Der Glaube an Orts-, Haus- oder Naturgeister, die Einfluss auf weltliche Probleme wie Gesundheit oder Wohlstand haben, sowie Gespenster (thailändisch phi, ผี) ist weit verbreitet. Er manifestiert sich sichtbar z. B. in den sogenannten Geisterhäuschen (San Phra Phum), die auf vielen Grundstücken zu finden sind. Phi spielen eine wichtige Rolle in der lokalen Folklore, aber auch in der modernen Populärkultur, wie Fernsehserien und Kinofilmen. „Geisterfilme“ (nang phi) sind ein eigenes, bedeutendes Genre des thailändischen Films.
Auch der Hinduismus hat bedeutende und präsente Spuren in der thailändischen Kultur hinterlassen. Einige Thai verehren hinduistische Götter wie Ganesha, Shiva, Vishnu oder Brahma (z. B. am bekannten Erawan-Schrein). Darin sehen sie keinen Widerspruch zu ihrem eigentlich buddhistischen Glauben. Das thailändische Nationalepos Ramakian ist eine Adaption des hinduistischen Ramayana. Figuren aus der hinduistischen Mythologie wie Devas, Yakshas, Nagas, Götter und deren Reittiere (vahana) prägen die Mythologie der Thai und finden in der Kunst vielfache Darstellung, auch als Dekoration an buddhistischen Tempelanlagen. Das thailändische Nationalsymbol ist der ebenfalls aus der Hindu-Mythologie entnommene Garuda.

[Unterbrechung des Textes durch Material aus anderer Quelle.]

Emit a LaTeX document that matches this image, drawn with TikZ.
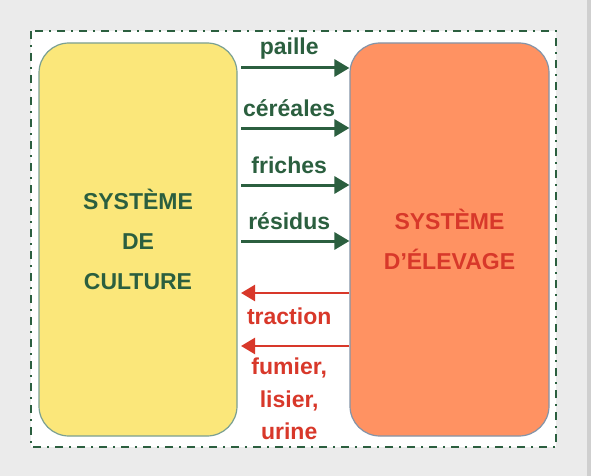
\documentclass[tikz,border=0pt]{standalone}
\usepackage{fontspec}
\setmainfont{Liberation Sans}
\usetikzlibrary{arrows.meta,positioning}
\definecolor{vert}{HTML}{2B5F3F}
\definecolor{rouge}{HTML}{D8382A}
\definecolor{jaune}{HTML}{FBE77A}
\definecolor{orange}{HTML}{FF9262}
\definecolor{fond}{HTML}{EBEBEB}
\definecolor{bordj}{HTML}{7AA092}
\definecolor{bordo}{HTML}{8494A8}

\begin{document}
\begin{tikzpicture}[x=1pt, y=-1pt, every node/.style={font=\fontsize{23}{40}\selectfont\bfseries}, sys/.style={rounded corners=30pt,minimum width=198pt,minimum height=393pt,align=center,line width=1.2pt,inner sep=0pt}, garr/.style={-{Triangle[length=15pt,width=17pt]},line width=3pt,draw=vert}, rarr/.style={-{Triangle[length=14pt,width=16pt]},line width=2.5pt,draw=rouge}, lab/.style={midway,anchor=base,xshift=-6pt,inner sep=0pt}]
% fond et cadre
\fill[fond] (0,0) rectangle (591,476);
\fill[fond!88!black] (587,0) rectangle (591,476);
\draw[vert, fill=white, line width=2.5pt, dash pattern=on 8pt off 6pt on 2pt off 6pt] (31,31) rectangle (556,447);
% les deux systemes
\node[sys, draw=bordj, fill=jaune, text=vert] (culture) at (138,239.5) {SYSTÈME\\DE\\CULTURE};
\node[sys, draw=bordo, fill=orange, text=rouge, minimum width=199pt] (elevage) at (449.5,239.5) {SYSTÈME\\D’ÉLEVAGE};
% flux culture -> elevage
\coordinate (g1) at (241,68);
\coordinate (g2) at (241,128);
\coordinate (g3) at (241,185);
\coordinate (g4) at (241,241);
\draw[garr] (g1) -- (elevage.west |- g1) node[lab, yshift=13pt, text=vert] {paille};
\draw[garr] (g2) -- (elevage.west |- g2) node[lab, yshift=11pt, text=vert] {céréales};
\draw[garr] (g3) -- (elevage.west |- g3) node[lab, yshift=12pt, text=vert] {friches};
\draw[garr] (g4) -- (elevage.west |- g4) node[lab, yshift=12pt, text=vert] {résidus};
% flux elevage -> culture
\coordinate (r1) at (241,293);
\coordinate (r2) at (241,346);
\draw[rarr] (elevage.west |- r1) -- (r1) node[lab, yshift=-31pt, text=rouge] {traction};
\draw[rarr] (elevage.west |- r2) -- (r2) node[lab, anchor=north, yshift=-11pt, align=center, text=rouge, font=\fontsize{23}{32.5}\selectfont\bfseries] {fumier,\\lisier,\\urine};
\end{tikzpicture}
\end{document}
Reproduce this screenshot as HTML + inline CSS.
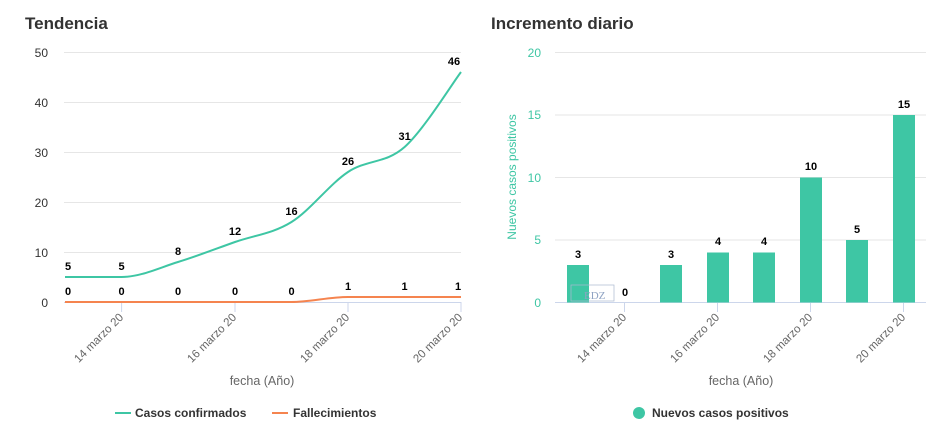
<!DOCTYPE html>
<html><head><meta charset="utf-8"><style>
body{margin:0;background:#fff;width:940px;height:440px;overflow:hidden}
svg{font-family:"Liberation Sans","DejaVu Sans",sans-serif}
</style></head><body>
<svg width="940" height="440" xmlns="http://www.w3.org/2000/svg">
<!-- LEFT -->
<text x="25" y="29" font-size="17" font-weight="bold" fill="#333">Tendencia</text>
<g stroke="#e6e6e6" stroke-width="1">
<line x1="64" x2="461" y1="52.5" y2="52.5"/><line x1="64" x2="461" y1="102.5" y2="102.5"/>
<line x1="64" x2="461" y1="152.5" y2="152.5"/><line x1="64" x2="461" y1="202.5" y2="202.5"/>
<line x1="64" x2="461" y1="252.5" y2="252.5"/>
</g>
<line x1="64" x2="461" y1="302.5" y2="302.5" stroke="#ccd6eb"/>
<g stroke="#ccd6eb"><line x1="121.6" x2="121.6" y1="302" y2="312"/><line x1="235" x2="235" y1="302" y2="312"/><line x1="348" x2="348" y1="302" y2="312"/><line x1="461" x2="461" y1="302" y2="312"/></g>
<g font-size="12" fill="#333" text-anchor="end">
<text x="48" y="57">50</text><text x="48" y="107">40</text><text x="48" y="157">30</text><text x="48" y="207">20</text><text x="48" y="257">10</text><text x="48" y="307">0</text>
</g>
<g font-size="11.5" fill="#666" text-anchor="end">
<text transform="translate(124,318) rotate(-45)">14 marzo 20</text>
<text transform="translate(237,318) rotate(-45)">16 marzo 20</text>
<text transform="translate(350,318) rotate(-45)">18 marzo 20</text>
<text transform="translate(463,318) rotate(-45)">20 marzo 20</text>
</g>
<text x="262" y="385" font-size="12.5" fill="#666" text-anchor="middle">fecha (Año)</text>
<path d="M65,302 L291.5,302 C310,302 329,297 348,297 L461,297" fill="none" stroke="#f5844f" stroke-width="2"/>
<path d="M65,277 C74.4,277 102.8,277 121.6,277 C140.4,277 159.1,267.8 178,262 C196.9,256.2 216.1,248.7 235,242 C253.9,235.3 272.7,233.7 291.5,222 C310.3,210.3 329.2,184.5 348,172 C366.9,159.5 385.8,163.7 404.6,147 C423.4,130.3 451.6,84.5 461,72" fill="none" stroke="#3ec6a4" stroke-width="2"/>
<g font-size="11" font-weight="bold" fill="#000" text-anchor="middle">
<text x="68" y="270">5</text><text x="121.6" y="270">5</text><text x="178" y="255">8</text><text x="235" y="235">12</text><text x="291.5" y="215">16</text><text x="348" y="165">26</text><text x="404.6" y="140">31</text><text x="454" y="65">46</text>
<text x="68" y="295">0</text><text x="121.6" y="295">0</text><text x="178" y="295">0</text><text x="235" y="295">0</text><text x="291.5" y="295">0</text><text x="348" y="290">1</text><text x="404.6" y="290">1</text><text x="458" y="290">1</text>
</g>
<line x1="115" x2="131" y1="413" y2="413" stroke="#3ec6a4" stroke-width="2"/>
<text x="135" y="417" font-size="12" font-weight="bold" fill="#333">Casos confirmados</text>
<line x1="272" x2="288" y1="413" y2="413" stroke="#f5844f" stroke-width="2"/>
<text x="293" y="417" font-size="12" font-weight="bold" fill="#333">Fallecimientos</text>

<!-- RIGHT -->
<text x="491" y="29" font-size="17" font-weight="bold" fill="#333">Incremento diario</text>
<g stroke="#e6e6e6">
<line x1="555" x2="926" y1="52.5" y2="52.5"/><line x1="555" x2="926" y1="115" y2="115"/>
<line x1="555" x2="926" y1="177.5" y2="177.5"/><line x1="555" x2="926" y1="240" y2="240"/>
</g>
<line x1="555" x2="926" y1="302.5" y2="302.5" stroke="#ccd6eb"/>
<g stroke="#ccd6eb"><line x1="624.5" x2="624.5" y1="302" y2="312"/><line x1="717.5" x2="717.5" y1="302" y2="312"/><line x1="810.5" x2="810.5" y1="302" y2="312"/><line x1="903.5" x2="903.5" y1="302" y2="312"/></g>
<g font-size="12" fill="#3ec6a4" text-anchor="end">
<text x="541" y="57">20</text><text x="541" y="119">15</text><text x="541" y="182">10</text><text x="541" y="244">5</text><text x="541" y="307">0</text>
</g>
<text transform="translate(516,177) rotate(-90)" font-size="12" fill="#3ec6a4" text-anchor="middle">Nuevos casos positivos</text>
<g fill="#3ec6a4">
<rect x="567" y="265" width="22" height="37.5"/>
<rect x="660" y="265" width="22" height="37.5"/>
<rect x="707" y="252.5" width="22" height="50"/>
<rect x="753" y="252.5" width="22" height="50"/>
<rect x="800" y="177.5" width="22" height="125"/>
<rect x="846" y="240" width="22" height="62.5"/>
<rect x="893" y="115" width="22" height="187.5"/>
</g>
<rect x="571" y="285" width="43" height="16" fill="none" stroke="#aab8d0" stroke-width="0.7"/>
<text x="584" y="299" font-size="11" fill="#8fa3c3" font-family="Liberation Serif,serif">EDZ</text>
<g font-size="11" font-weight="bold" fill="#000" text-anchor="middle">
<text x="578" y="258">3</text><text x="625" y="296">0</text><text x="671" y="258">3</text><text x="718" y="245">4</text><text x="764" y="245">4</text><text x="811" y="170">10</text><text x="857" y="233">5</text><text x="904" y="108">15</text>
</g>
<g font-size="11.5" fill="#666" text-anchor="end">
<text transform="translate(627,318) rotate(-45)">14 marzo 20</text>
<text transform="translate(720,318) rotate(-45)">16 marzo 20</text>
<text transform="translate(813,318) rotate(-45)">18 marzo 20</text>
<text transform="translate(906,318) rotate(-45)">20 marzo 20</text>
</g>
<text x="741" y="385" font-size="12.5" fill="#666" text-anchor="middle">fecha (Año)</text>
<circle cx="639" cy="413" r="6" fill="#3ec6a4"/>
<text x="652" y="417" font-size="12" font-weight="bold" fill="#333">Nuevos casos positivos</text>
</svg>
</body></html>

Spezifisch für den Thai-Buddhismus ist die Praktik des tham bun (religiöses Verdienst erwerben). Dies kann vor allem durch Essens- und Sachspenden an Mönche, Beiträge zur Renovierung und Verschönerung von Tempelanlagen, Freilassen von gefangenen Lebewesen (Fischen, Vögeln) usw. erfolgen. Viele Thai verehren außerdem besonders bekannte und charismatische Mönche, denen teilweise Wundertätigkeit oder der Status eines vollendeten buddhistischen Heiligen (Arahant) zugeschrieben wird. Weitere wesentliche Elemente der Volksglaubens sind Astrologie, Numerologie, Kalendaristik (der Glaube an besonders vorherbestimmte, Glück oder Unglück verheißende Daten), Talismane und Amulette (oftmals Abbilder der besonders verehrten Mönche).
Neben den etwa zwei Millionen muslimischen Malaien in Thailand gibt es auch eine Minderheit ethnischer Thai, die sich zum Islam bekennen, vor allem im Süden, aber auch im Großraum Bangkok. Eine weitere Minderheit stellen infolge Missionierung christliche Thai dar. Darunter sind sowohl Katholiken, als auch Angehörige protestantischer Konfessionen.